Universal credit, the government’s flagship welfare reform, is likely to make the benefits system more hostile for people with mental health conditions, the charity Mind has warned.
With disability advisers in jobcentres largely a thing of the past, Mind’s policy manager, Tom Pollard, predicted that Universal Credit would see people with mental health issues subjected to a “sausage factory” approach and treated as being “fit to work until proven otherwise”.
Many groups have been hit hard by welfare cuts and austerity, but those with mental health problems have proved particularly vulnerable. In September, Mind published research showing that the Work Programme has made the mental distress of people with mental health problems worse in 83% of cases.
Around half of those subject to a Work Capability Assessment (WCA), the tick box test to determine if a person is ‘fit to work’, have a mental health condition. Last month, researchers linked the WCA, or simply the threat of it, to 590 suicides and more than 700,000 antidepressant prescriptions. Psychiatrists have blamed the test for causing relapses in patients with severe mental health problems. Even ‘passing’ a WCA and being declared ‘unfit for work’ doesn’t stop people being hounded. There has been a 668% rise in the last three years in the number of Employment and Support Allowance (ESA) claimants with a mental health condition being sanctioned.
But amid a benefits system that seems to be doing its level best to make mental health problems worse rather than better, we need to ask a simple, though easily overlooked, question – why is British society generating so much mental illness in the first place?
Because, as fast as the Department for Work and Pensions (DWP) can declare people fit for work or sanction them, new claims are made. According to the Organisation for Economic Co-operation and Development (OECD), 40% of new disability benefit claims in Britain are made because of mental health problems, the highest proportion among all 34 member countries. The latest figures indicate that 48% of ESA claims are for ‘behavioural and mental disorders’.

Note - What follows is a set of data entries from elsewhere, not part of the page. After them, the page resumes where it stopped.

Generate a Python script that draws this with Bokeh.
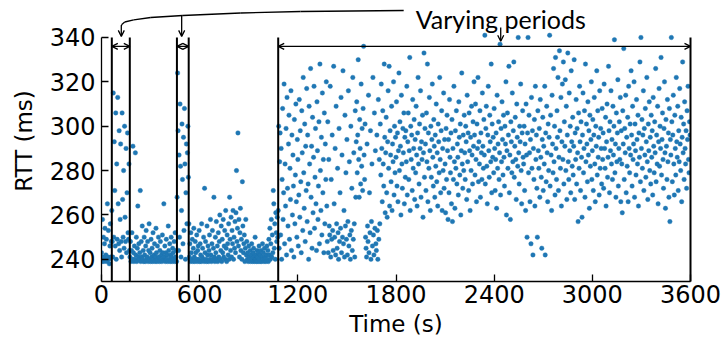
from bokeh.plotting import figure
from bokeh.models import (ColumnDataSource, Arrow, OpenHead, Label, LinearAxis,
                          FixedTicker, Range1d)
from bokeh.embed import file_html
from bokeh.resources import INLINE

# ---------------- data ----------------
SAMPLE_STEP = 3  # seconds between consecutive RTT samples

# RTT samples (ms), each list starts at the given time (s)
rtt_0000 = [243, 239, 258, 241, 250, 239, 247, 254, 240, 242, 249, 239, 265, 241, 253, 240, 238, 246, 256, 241, 248]
rtt_0063 = [262, 248, 241, 315, 250, 293, 271, 246, 306, 240, 283, 249, 313, 265, 247, 298, 244, 258, 292, 248,
            241, 306, 267, 250, 280, 245, 300, 259, 248, 290, 243, 270, 297, 252, 249, 283, 244]
rtt_0174 = [241, 248, 239, 244, 252, 240, 291, 243, 239, 246, 240, 288, 242, 250, 239, 245, 264, 241, 247, 240,
            243, 271, 239, 248, 241, 255, 240, 244, 239, 250, 242, 239, 246, 253, 240, 241, 248, 239, 244, 256,
            240, 243, 239, 249, 241, 245, 239, 252, 240, 242, 247, 239, 241, 254, 243, 239, 246, 240, 250, 241,
            239, 244, 248, 240, 242, 239, 251, 243, 240, 265, 241, 246, 239, 243, 249, 240, 242, 239, 255, 244,
            240, 247, 239, 242, 250, 241, 239, 245, 243, 240, 248, 239, 252, 241, 244, 239]
rtt_0462 = [268, 324, 298, 244, 287, 250, 310, 282, 241, 262, 301, 276, 247, 295, 253, 308, 283, 240, 270, 292,
            256, 288, 300, 277]
rtt_0534 = [256, 241, 247, 239, 252, 243, 240, 249, 239, 245, 254, 241, 239, 248, 243, 240, 251, 239, 244, 246,
            240, 253, 239, 247, 242, 239, 256, 241, 245, 240, 250, 239, 272, 243, 248, 240, 239, 255, 242, 246,
            239, 244, 251, 240, 258, 242, 239, 247, 253, 240, 245, 268, 241, 239, 250, 243, 257, 240, 246, 239,
            252, 241, 248, 260, 240, 244, 255, 239, 249, 243, 258, 241, 246, 253, 240, 262, 245, 239, 251, 247,
            242, 256, 240, 268, 249, 244, 259, 241, 253, 247, 262, 240, 250, 245, 257, 243, 261, 280, 248, 254,
            297, 246, 258, 241, 252, 263, 244, 249, 240, 275, 255, 243, 247, 251, 239, 245, 258, 242, 248, 240,
            243, 239, 246, 241, 240, 244, 239, 242, 247, 240, 239, 243, 245, 241, 239, 250, 240, 242, 239, 244,
            241, 239, 243, 246, 240, 239, 242, 244, 239, 241, 247, 240, 243, 239, 245, 241, 240, 239, 242, 246,
            240, 244, 239, 249, 242, 254, 240, 247, 258, 241, 251, 243, 271, 265, 245, 256, 240, 261, 252, 248,
            259, 250]
rtt_1080 = [262, 300, 245, 284, 297, 251, 290, 240, 276, 308, 258, 270, 319, 247, 283, 264, 299, 242, 313, 272,
            255, 292, 305, 249, 281, 267, 316, 244, 296, 260, 287, 273, 241, 303, 256, 278, 310, 266, 250, 294,
            285, 246, 269, 312, 259, 298, 275, 243, 307, 288, 253, 322, 279, 263, 301, 248, 291, 271, 317, 257,
            296, 274, 240, 309, 283, 252, 326, 268, 291, 245, 304, 261, 286, 318, 254, 277, 299, 265, 244, 311,
            289, 258, 273, 302, 247, 328, 280, 262, 295, 251, 315, 270, 285, 243, 306, 256, 292, 276, 320, 264]
rtt_1380 = [248, 302, 243, 285, 255, 251, 318, 241, 276, 249, 296, 253, 244, 327, 265, 250, 290, 242, 309, 256,
            245, 281, 252, 240, 299, 248, 270, 254, 313, 243, 287, 250, 325, 247, 262, 241, 305, 255, 279, 249,
            294, 242, 257, 316, 246, 284, 251, 240, 300, 253, 272, 244, 322, 249, 288, 256, 241, 307, 268, 293,
            311, 279, 296, 330, 285, 268, 303, 290, 274, 319, 282, 299, 271, 308, 336, 287, 276, 301, 250, 245,
            241, 292, 255, 248, 314, 243, 270, 252, 298, 240, 257, 283, 246, 322, 251, 242, 306, 254, 289, 247]
rtt_1680 = [244, 296, 253, 240, 312, 249, 285, 256, 301, 278, 319, 290, 266, 307, 283, 273, 328, 295, 261, 288,
            304, 270, 259, 293, 316, 281, 327, 264, 298, 287, 275, 309, 262, 292, 284, 320, 269, 300, 279, 295,
            286, 311, 273, 297, 266, 289, 324, 280, 302, 291, 260, 314, 283, 272, 299, 288, 306, 265, 295, 277,
            298, 284, 318, 269, 293, 306, 276, 289, 331, 262, 300, 285, 296, 271, 312, 281, 290, 303, 267, 294,
            279, 309, 287, 264, 297, 322, 283, 274, 301, 290, 316, 268, 293, 285, 305, 259, 288, 333, 277, 299]
rtt_1980 = [292, 271, 306, 284, 328, 266, 297, 281, 313, 289, 262, 300, 277, 294, 319, 286, 273, 303, 291, 268,
            296, 282, 310, 275, 288, 264, 301, 293, 279, 322, 285, 270, 298, 307, 262, 290, 280, 315, 272, 294,
            283, 261, 299, 276, 305, 289, 258, 294, 270, 312, 286, 279, 297, 265, 303, 257, 290, 276, 318, 284,
            263, 298, 281, 307, 274, 292, 286, 269, 311, 295, 278, 301, 260, 289, 324, 283, 272, 296, 280, 305,
            288, 276, 300, 293, 267, 314, 284, 297, 271, 306, 289, 262, 295, 280, 309, 287, 274, 302, 291, 320]
rtt_2280 = [296, 278, 310, 285, 266, 301, 290, 322, 275, 293, 283, 307, 268, 297, 288, 276, 315, 291, 281, 303,
            287, 341, 274, 299, 309, 282, 265, 296, 318, 289, 277, 305, 293, 284, 328, 270, 301, 286, 295, 279,
            308, 290, 271, 285, 297, 263, 314, 281, 292, 302, 276, 288, 337, 269, 299, 284, 311, 294, 278, 305,
            286, 273, 300, 292, 320, 260, 289, 306, 281, 296, 327, 270, 287, 258, 302, 293, 279, 315, 284, 298,
            329, 277, 291, 304, 285, 267, 310, 295, 282, 340, 288, 274, 300, 293, 319, 280, 265, 297, 307, 286]
rtt_2580 = [283, 300, 271, 292, 262, 310, 287, 250, 297, 340, 279, 305, 288, 266, 294, 247, 313, 281, 298, 242,
            290, 276, 303, 264, 318, 285, 296, 272, 250, 307, 289, 281, 299, 268, 312, 286, 277, 245, 294, 304,
            271, 291, 283, 318, 242, 297, 275, 309, 288, 266, 301, 280, 295, 341, 273, 305, 287, 262, 314, 292,
            279, 326, 284, 300, 269, 331, 290, 276, 307, 295, 322, 271, 286, 334, 298, 281, 313, 264, 293, 319,
            285, 329, 274, 302, 291, 321, 280, 309, 267, 296, 333, 284, 276, 315, 289, 300, 270, 325, 293, 282]
rtt_2880 = [304, 278, 291, 330, 267, 297, 285, 312, 274, 299, 288, 257, 306, 281, 318, 293, 271, 302, 286, 259,
            296, 315, 279, 290, 307, 268, 328, 284, 301, 292, 275, 311, 287, 298, 263, 305, 282, 294, 320, 276,
            289, 303, 271, 296, 313, 283, 266, 300, 291, 325, 278, 307, 286, 295, 269, 316, 281, 299, 290, 274,
            308, 285, 297, 272, 319, 290, 281, 304, 264, 293, 310, 277, 286, 327, 298, 270, 302, 289, 316, 283,
            294, 276, 309, 287, 300, 339, 279, 292, 268, 306, 284, 297, 321, 273, 290, 302, 285, 313, 266, 298]
rtt_3180 = [283, 261, 307, 292, 335, 276, 299, 288, 314, 270, 295, 282, 304, 266, 318, 290, 279, 301, 287, 325,
            296, 273, 309, 285, 292, 320, 268, 301, 289, 278, 312, 294, 283, 305, 264, 297, 286, 329, 275, 340,
            290, 303, 281, 296, 316, 271, 299, 287, 308, 277, 293, 322, 284, 267, 301, 289, 311, 280, 295, 274,
            305, 286, 298, 269, 313, 291, 279, 302, 288, 326, 275, 296, 283, 309, 265, 293, 317, 282, 300, 290,
            331, 278, 294, 306, 285, 272, 299, 320, 288, 263, 303, 291, 276, 312, 284, 297, 268, 308, 257, 294]
rtt_3480 = [287, 340, 302, 275, 296, 314, 283, 269, 305, 290, 278, 322, 293, 286, 309, 271, 298, 284, 317, 292,
            280, 304, 266, 295, 329, 288, 301, 276, 311, 290, 283, 298, 272, 307, 294, 318, 285, 279, 302, 296]

segment_starts = [0, 63, 174, 462, 534, 1080, 1380, 1680, 1980, 2280, 2580, 2880, 3180, 3480]
segment_values = [rtt_0000, rtt_0063, rtt_0174, rtt_0462, rtt_0534, rtt_1080, rtt_1380,
                  rtt_1680, rtt_1980, rtt_2280, rtt_2580, rtt_2880, rtt_3180, rtt_3480]

# boundaries of the varying periods (s)
period_bounds = [(63, 173), (461, 533), (1080, 3600)]

x_ticks = [0, 600, 1200, 1800, 2400, 3000, 3600]
y_ticks = [240, 260, 280, 300, 320, 340]
Y_MIN, Y_MAX = 230, 340

times, rtts = [], []
for start, vals in zip(segment_starts, segment_values):
    for i, v in enumerate(vals):
        times.append(start + SAMPLE_STEP * i)
        rtts.append(v)

src = ColumnDataSource(dict(t=times, rtt=rtts))

# ---------------- figure ----------------
# the frame extends above Y_MAX to leave room for the annotation (axes are bounded)
p = figure(width=723, height=347, x_range=Range1d(0, 3600), y_range=Range1d(Y_MIN, 356.68),
           output_backend="svg", toolbar_location=None,
           min_border_left=101, min_border_right=33, min_border_top=0, min_border_bottom=66)
p.outline_line_color = None
p.grid.visible = False
p.background_fill_color = "white"
p.border_fill_color = "white"

p.scatter("t", "rtt", source=src, size=4.5, fill_color="#1f77b4", line_color="#1f77b4",
          line_width=0.4)

right_axis = LinearAxis(major_label_text_font_size="0px", major_tick_in=0, major_tick_out=0,
                        minor_tick_in=0, minor_tick_out=0, axis_line_width=2,
                        bounds=(Y_MIN, Y_MAX), ticker=FixedTicker(ticks=[]))
p.add_layout(right_axis, "right")

for ax in (p.xaxis[0], p.yaxis[0]):
    ax.axis_line_width = 1.3
    ax.axis_line_color = "black"
    ax.major_tick_in = 7
    ax.major_tick_out = 0
    ax.major_tick_line_width = 1.3
    ax.minor_tick_in = 0
    ax.minor_tick_out = 0
    ax.major_label_text_font = "DejaVu Sans"
    ax.major_label_text_font_size = "24px"
    ax.major_label_text_color = "black"
    ax.axis_label_text_font = "DejaVu Sans"
    ax.axis_label_text_font_size = "23px"
    ax.axis_label_text_font_style = "normal"
    ax.axis_label_text_color = "black"

yax = p.yaxis[0]
xax = p.xaxis[0]
xax.ticker = FixedTicker(ticks=x_ticks)
yax.ticker = FixedTicker(ticks=y_ticks)
yax.bounds = (Y_MIN, Y_MAX)
xax.axis_label = "Time (s)"
yax.axis_label = "RTT (ms)"
xax.major_label_standoff = 3
xax.axis_label_standoff = 5
yax.major_label_standoff = 6
yax.axis_label_standoff = 10

# vertical period boundaries (the right one is the right spine)
bound_locs = sorted({b for pair in period_bounds for b in pair if b < 3600})
p.segment(x0=bound_locs, y0=[Y_MIN] * len(bound_locs), x1=bound_locs,
          y1=[Y_MAX] * len(bound_locs), line_color="black", line_width=2)

# double-headed arrows marking each varying period
for a, b in period_bounds:
    p.add_layout(Arrow(x_start=a, y_start=336, x_end=b, y_end=336, line_width=1.3,
                       start=OpenHead(size=6, line_width=1.3),
                       end=OpenHead(size=6, line_width=1.3)))

# annotation "Varying periods"
p.add_layout(Label(x=2440, y=348.34, text="Varying periods", text_font="Lato",
                   text_font_size="25px", text_align="center", text_baseline="alphabetic",
                   text_color="black"))
p.add_layout(Arrow(x_start=2440, y_start=344.51, x_end=2440, y_end=338.33, line_width=1.3,
                   end=OpenHead(size=6, line_width=1.3)))

curve_t = [1847, 1217, 851, 497, 301, 197, 142, 124, 121]
curve_r = [352.17, 351.72, 351.05, 349.92, 349.02, 347.98, 346.99, 345.86, 345.2]
seg = ColumnDataSource(dict(x0=curve_t[:-1], y0=curve_r[:-1], x1=curve_t[1:], y1=curve_r[1:]))
p.add_layout(Arrow(x_start="x0", y_start="y0", x_end="x1", y_end="y1", source=seg,
                   start=None, end=None, line_width=1.3, line_color="black"))
p.add_layout(Arrow(x_start=121, y_start=345.4, x_end=121, y_end=340.5, line_width=1.3,
                   end=OpenHead(size=6, line_width=1.3)))
p.add_layout(Arrow(x_start=490, y_start=349.95, x_end=490, y_end=340.5, line_width=1.3,
                   end=OpenHead(size=6, line_width=1.3)))

open("out.html", "w").write(file_html(p, INLINE))
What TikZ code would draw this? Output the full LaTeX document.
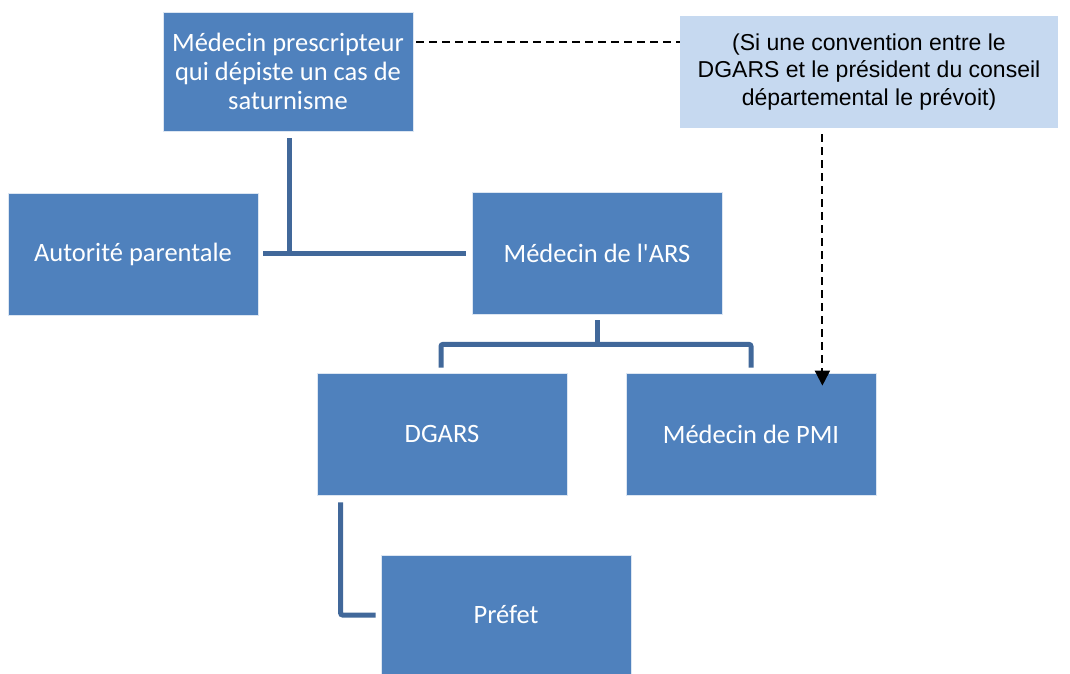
\documentclass[tikz,border=0pt]{standalone}
\usepackage{fontspec}
\setmainfont{Carlito}
\newfontfamily\calib{Carlito}
\newfontfamily\arialf{Liberation Sans}
\usetikzlibrary{arrows.meta}
\definecolor{boxblue}{HTML}{4F81BD}
\definecolor{connblue}{HTML}{41689A}
\definecolor{noteblue}{HTML}{C6D9F0}
\definecolor{edgeblue}{HTML}{DCE6F2}
\tikzset{
  bluebox/.style={rectangle, fill=boxblue, draw=edgeblue, line width=0.8pt, text=white,
    font=\calib\fontsize{26.5}{29}\selectfont, align=center, inner sep=0pt},
  notebox/.style={rectangle, fill=noteblue, draw=none, text=black,
    font=\arialf\fontsize{23}{27.5}\selectfont, align=center, inner sep=0pt},
  conn/.style={draw=connblue, line width=5pt},
  dsh/.style={draw=black, line width=2pt, dash pattern=on 8pt off 5pt},
}
\begin{document}
\begin{tikzpicture}[x=1pt,y=-1pt]
\useasboundingbox (0,0) rectangle (1070,673);
\node[bluebox, minimum width=250pt, minimum height=119pt] (top) at (288,71.5)
  {Médecin prescripteur\\qui dépiste un cas de\\saturnisme};
\node[notebox, minimum width=378pt, minimum height=112pt] (note) at (869,72)
  {(Si une convention entre le\\DGARS et le président du conseil\\départemental le prévoit)};
\node[bluebox, minimum width=250pt, minimum height=122pt] (aut) at (133,254) {Autorité parentale};
\node[bluebox, minimum width=250pt, minimum height=122pt] (ars) at (597,253) {Médecin de l'ARS};
\node[bluebox, minimum width=250pt, minimum height=122pt] (dgars) at (442,434) {DGARS};
\node[bluebox, minimum width=250pt, minimum height=122pt] (pmi) at (751,434) {Médecin de PMI};
\node[bluebox, minimum width=250pt, minimum height=120pt] (prefet) at (506,615) {Préfet};
% connectors
\draw[conn] ([xshift=1pt,yshift=-7pt]top.south) -- ([xshift=1pt]top.south |- ars.west);
\draw[conn] ([xshift=5pt]aut.east |- ars.west) -- ([xshift=-6pt]ars.west);
\coordinate (mid) at ([yshift=-30pt]ars.south);
\draw[conn] ([yshift=-6pt]ars.south) -- (mid);
\draw[conn, rounded corners=2pt] ([xshift=-1pt,yshift=5pt]dgars.north) |- (mid) -| ([yshift=5pt]pmi.north);
\draw[conn, rounded corners=2pt] ([xshift=24pt,yshift=-7pt]dgars.south west) |- ([xshift=-5pt]prefet.west);
% dashed
\draw[dsh] ([xshift=3pt,yshift=-30pt]top.north east) -- ([yshift=-30pt]top.north east -| note.west);
\coordinate (ar) at ([xshift=-54pt,yshift=-13pt]pmi.north east);
\draw[dsh, -{Triangle[length=15pt,width=15pt]}] ([yshift=-6pt]note.south -| ar) -- (ar);
\end{tikzpicture}
\end{document}
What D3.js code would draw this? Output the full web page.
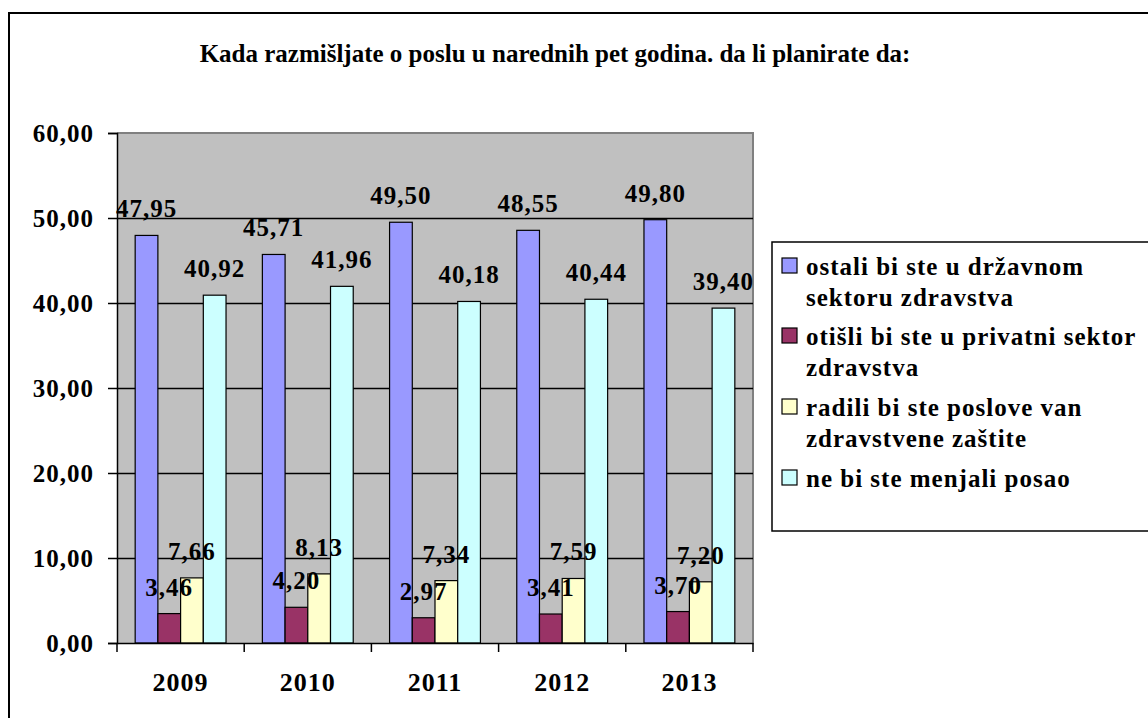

It is a question our political rulers are oblivious to. The Conservatives respond to the mental illness epidemic by mooting forced treatment. The opposition parties espouse a more compassionate approach but settle on superficial ‘talking cures’ such as cognitive behavioural therapy.
Austerity and social security cuts are a production line for the very mental health problems the government claims it wants to reduce. The Centre for Welfare Reform has blamed policies such as the bedroom tax for ‘savaging’ people’s mental health. The group Psychologists Against Austerity has identified ‘austerity ailments’, such as humiliation, insecurity and powerlessness – all experiences that “lead to mental distress”.
Even the staid OECD has concluded that you have to look deeper in order to stem the torrent of mental illness. According to the OECD’s Shruti Singh, “bad line managers and long hours”, as well as “job strain” are all “detrimental to workers’ mental health“.
But far from being alleviated, ‘job strain’ is being intensified. In April 2014, researchers from Cambridge University found that flexible employment practices – not just the familiar zero-hours contracts but also so-called ‘flexi-contracts’ and extreme part-time contracts which don’t provide sufficient hours to make a living – were causing widespread anxiety, stress and ‘depressed mental states’.
These are “all experienced as a form of job insecurity that causes untold stress for thousands of employees and their families,” said the researchers. The government completely misunderstands “the nature and scale of the problem,” they concluded.
We need to vastly expand our horizon of what engenders good mental health and the factors that lead to its opposite. A genuine attempt to reduce mental health problems needs to start by fundamentally de-stressing the workplace, enhancing the condition and stability of housing and removing the ever-present dread of income being snatched away.
Successfully combatting mental ill-health is dependent on creating a less unequal, more socially just and less stressful society. Radical political changes such as worker self-directed enterprises, basic income, and a huge expansion of social housing, need to come to the fore. Coincidentally, these are precisely the political directions we should be going in anyway.
In the 1950s, the famous German psychoanalyst, Erich Fromm, advocated concentrating our energies on creating a ‘sane society’. It is an aspiration that needs reviving.